Header image portrays Le Ottobrate Romane as painted by J.Sonne in 1840
October outings are an Eternal City tradition
Rome’s beauty is most often associated with its breath-taking historical monuments, gorgeous architecture, amazing art, fascinating history, swoon-worthy culinary traditions and spirited cultural experiences. Add to that long list the glorious Roman sunshine. In fact, it should come as no surprise that the city relishes in not just one summer, but two. We’re talking about the beauty of Ottobrate Romane (Roman October and subsequently outdoor escapes), that time of year which rolls right in after September, a season to be savoured just like a delicious bowl of carbonara. A magical month of balmy, sunny days and gentle, breezy evenings which enchant Romans and travellers alike. During Ottobrate Romane, the local harvest comes alive and the warm glimmer of the changing leaves along the Tiber casts a golden glow over the entire city.
The history of Ottobrate
Some say Ottobrate traditions can be traced back to the ancient Romans and their Bacchanalia and Dionysia feasts. The festivals were related to the cycle of the seasons and honoured Bacchus, the Greco-Roman god of wine, freedom, intoxication and ecstasy. With the advent of the Roman Republic, the Bacchanalia disappeared completely from the Romans fall calendar and it wasn’t until the 19th century that the Ottobrate Romane festivities reappeared in conjunction with the vendemmia (grape harvest).
Tradition has it that on Thursdays and Sundays in October, families would dress to impress, pack their bags and head out to celebrate the harvest. The most adventurous would head out for a scampagnata (a country jaunt which often involved a picnic lunch).
Prior to Italy’s unification in the late 1800s and the subsequent urban development of Rome as Italy’s capital, the city was surrounded by vast countryside, orchards and vineyards. Families would head to the rich vineyards that extended beyond Porta San Pancrazio around Monte Verde, the lush orchards just outside of Porta San Giovanni and Porta Pia, and the endless countryside out beyond Ponte Milvio to celebrate the golden warmth. Where you went off depended by where you lived. Those in Trastevere would often cross the Tiber to reach the grassy landscape of nearby Monte Testaccio. And for those less fortunate, the Borghese princes would often open the renowned residences of Villa Borghese on Sundays and set up lawns with rides, equestrian shows and athletic competitions. No matter where the spot, October signified a true feast of the senses including singing, musical merriment, dancing and lots of food and wine.

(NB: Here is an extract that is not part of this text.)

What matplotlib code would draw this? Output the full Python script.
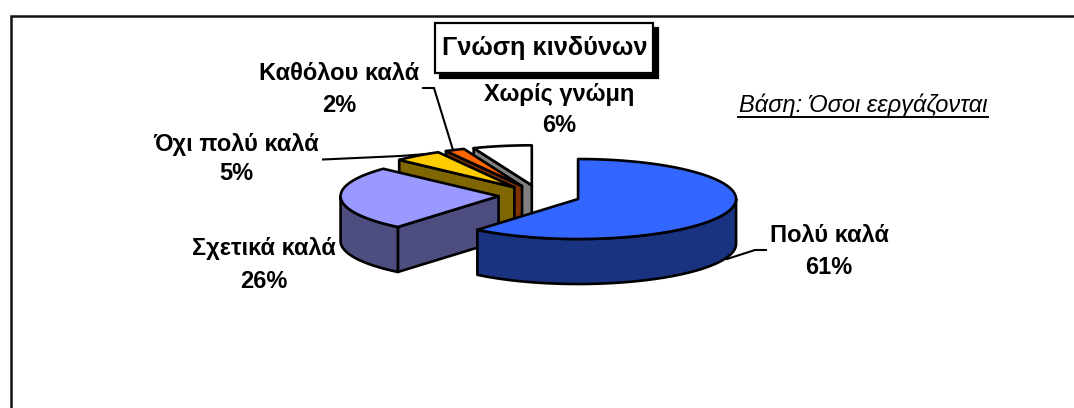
import numpy as np
import matplotlib
matplotlib.use('Agg')
import matplotlib.pyplot as plt
from matplotlib.patches import Polygon, Rectangle

# data
categorias = ['Πολύ καλά', 'Σχετικά καλά', 'Όχι πολύ καλά', 'Καθόλου καλά', 'Χωρίς γνώμη']
valores = [61, 26, 5, 2, 6]
titulo = 'Γνώση κινδύνων'
base = 'Βάση: Όσοι εεργάζονται'

# colores
col_top = ['#3366ff', '#9999ff', '#ffcc00', '#ff6600', '#ffffff']
col_side = ['#1a3380', '#4d4d80', '#806600', '#803300', '#808080']

# geometria en pixeles
cx, cy = 539.5, 195.5
rx, ry = 158, 40
prof = 45
expl = 41
lw = 1.9

# posicion de etiquetas (centro x, y nombre, y valor)
pos_labels = [(829, 235, 267), (264, 249, 281), (236, 144, 174), (339, 73, 105), (559, 94, 125)]

plt.rcParams['font.family'] = ['Liberation Sans', 'DejaVu Sans']

fig = plt.figure(figsize=(10.74, 4.08), dpi=100)
ax = fig.add_axes([0, 0, 1, 1])
ax.set_xlim(0, 1074)
ax.set_ylim(408, 0)
ax.axis('off')

# marco
ax.plot([11, 11, 1074], [408, 15.5, 15.5], color='#111111', lw=1.8, solid_joinstyle='miter')


def punto(ox, oy, ang):
    return ox + rx * np.sin(ang), oy - ry * np.cos(ang)


def poly(pts, color, z):
    ax.add_patch(Polygon(pts, closed=True, facecolor=color, edgecolor='black',
                         lw=lw, joinstyle='round', zorder=z))


bordes = np.deg2rad(np.cumsum([0] + valores) * 3.6)

# de atras para adelante
for z, i in enumerate([4, 3, 2, 1, 0]):
    a0, a1 = bordes[i], bordes[i + 1]
    mid = (a0 + a1) / 2
    ox = cx + expl * np.sin(mid)
    oy = cy - expl * (ry / rx) * np.cos(mid)
    zz = 2 + z

    # cara radial, solo si mira al frente
    if np.sin(a0) < -1e-6:
        px, py = punto(ox, oy, a0)
        poly([(ox, oy), (px, py), (px, py + prof), (ox, oy + prof)], col_side[i], zz)
    if np.sin(a1) > 1e-6:
        px, py = punto(ox, oy, a1)
        poly([(ox, oy), (px, py), (px, py + prof), (ox, oy + prof)], col_side[i], zz)

    # borde exterior
    r0, r1 = max(a0, np.pi / 2), min(a1, 3 * np.pi / 2)
    if r1 > r0:
        t = np.linspace(r0, r1, 80)
        xs, ys = punto(ox, oy, t)
        pts = list(zip(xs, ys)) + list(zip(xs[::-1], ys[::-1] + prof))
        poly(pts, col_side[i], zz)

    # tapa
    t = np.linspace(a0, a1, 120)
    xs, ys = punto(ox, oy, t)
    poly([(ox, oy)] + list(zip(xs, ys)), col_top[i], zz)

# lineas guia
guia = dict(color='black', lw=1.5, zorder=1, solid_joinstyle='miter')
ax.plot([423, 434, 453], [88, 88, 150], **guia)
ax.plot([323, 400, 440], [159.5, 156, 153], **guia)
ax.plot([727, 755, 766], [259, 250, 250], **guia)

# etiquetas
for nombre, v, (lx, y1, y2) in zip(categorias, valores, pos_labels):
    ax.text(lx, y1, nombre, ha='center', va='center', fontsize=17, fontweight='bold', zorder=20)
    ax.text(lx, y2, f'{v}%', ha='center', va='center', fontsize=17, fontweight='bold', zorder=20)

# titulo con sombra
ax.add_patch(Rectangle((440, 28), 218, 50, facecolor='black', edgecolor='black', lw=1.6, zorder=21))
ax.add_patch(Rectangle((435, 23), 218, 50, facecolor='white', edgecolor='black', lw=1.6, zorder=22))
ax.text(545, 48, titulo, ha='center', va='center', fontsize=18.2, fontweight='bold', zorder=23)

# base subrayada
ax.text(863, 105, base, ha='center', va='center', fontsize=17, style='italic', zorder=20)
ax.plot([738, 988], [116.5, 116.5], color='black', lw=1.4, zorder=20)

fig.savefig('out.png', dpi=100)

Ottobrate in the 21st century
The countryside festivities may have dwindled in the last century, but this beautiful period of mid-autumn splendour continues to embrace Rome. An annual weather pattern of hot air originating in Portugal’s Azores islands rolls through central Italy every year and the mild temps linger thanks to Rome’s protection by the Apennines. While most other Italian regions toil through their first frost, Mother Nature offers up one last summer hurrah before the chill of winter settles in.
Today as in the past, the Ottobrate Romane is still alive in the habits of the Romans and many a scampagnata can still be had. There are numerous day trips from Rome to take advantage of the “che bella ottobrata” (beautiful October) and the many delicious sagre (food festivals) that take place in the autumn season, making a fall trip to these villages even more appealing.
Hop on a vespa for some wine tasting and head to the vineyards surrounding the Castelli Romani (Roman Castles) and nestled within the Colli Albani (Alban Hills) which have been inhabited since prehistoric times. Taste some Romanella, the sweet effervescent red wine made from the vineyards in Ariccia or the famous white, red and sparkling wines from the Frascati vineyards. Or head to Tivoli to explore the 16th-century Villa d’Este, an UNESCO World Heritage Site famous for its terraced hillside Italian Renaissance garden and glorious fountains.
There’s no better place to celebrate the beauty of Ottobrate Romane than within the Eternal City. Take a leisurely stroll north along the Tiber river and check out Renzo Piano’s Parco della Musica. Located near the Olympic stadium and Flaminio neighbourhood, the project includes an open-air amphitheatre and public space designed to embrace the life of the Flaminio district as well as three concert halls hosting musical, theatrical and cinematic performances throughout the year. Or head south along the Tiber towards the hip Testaccio neighbourhood for a stroll at the new Mattatoio contemporary art space (formerly MACRO – Rome’s Museum of Contemporary Art). Considered one of Rome’s most important industrial buildings, the complex was built by Gioacchino Ersoch between 1888 and 1891 and wandering the vast spaces is an experience in and of itself. Mattatoio offers exhibitions, retrospectives and events throughout October and much of the year.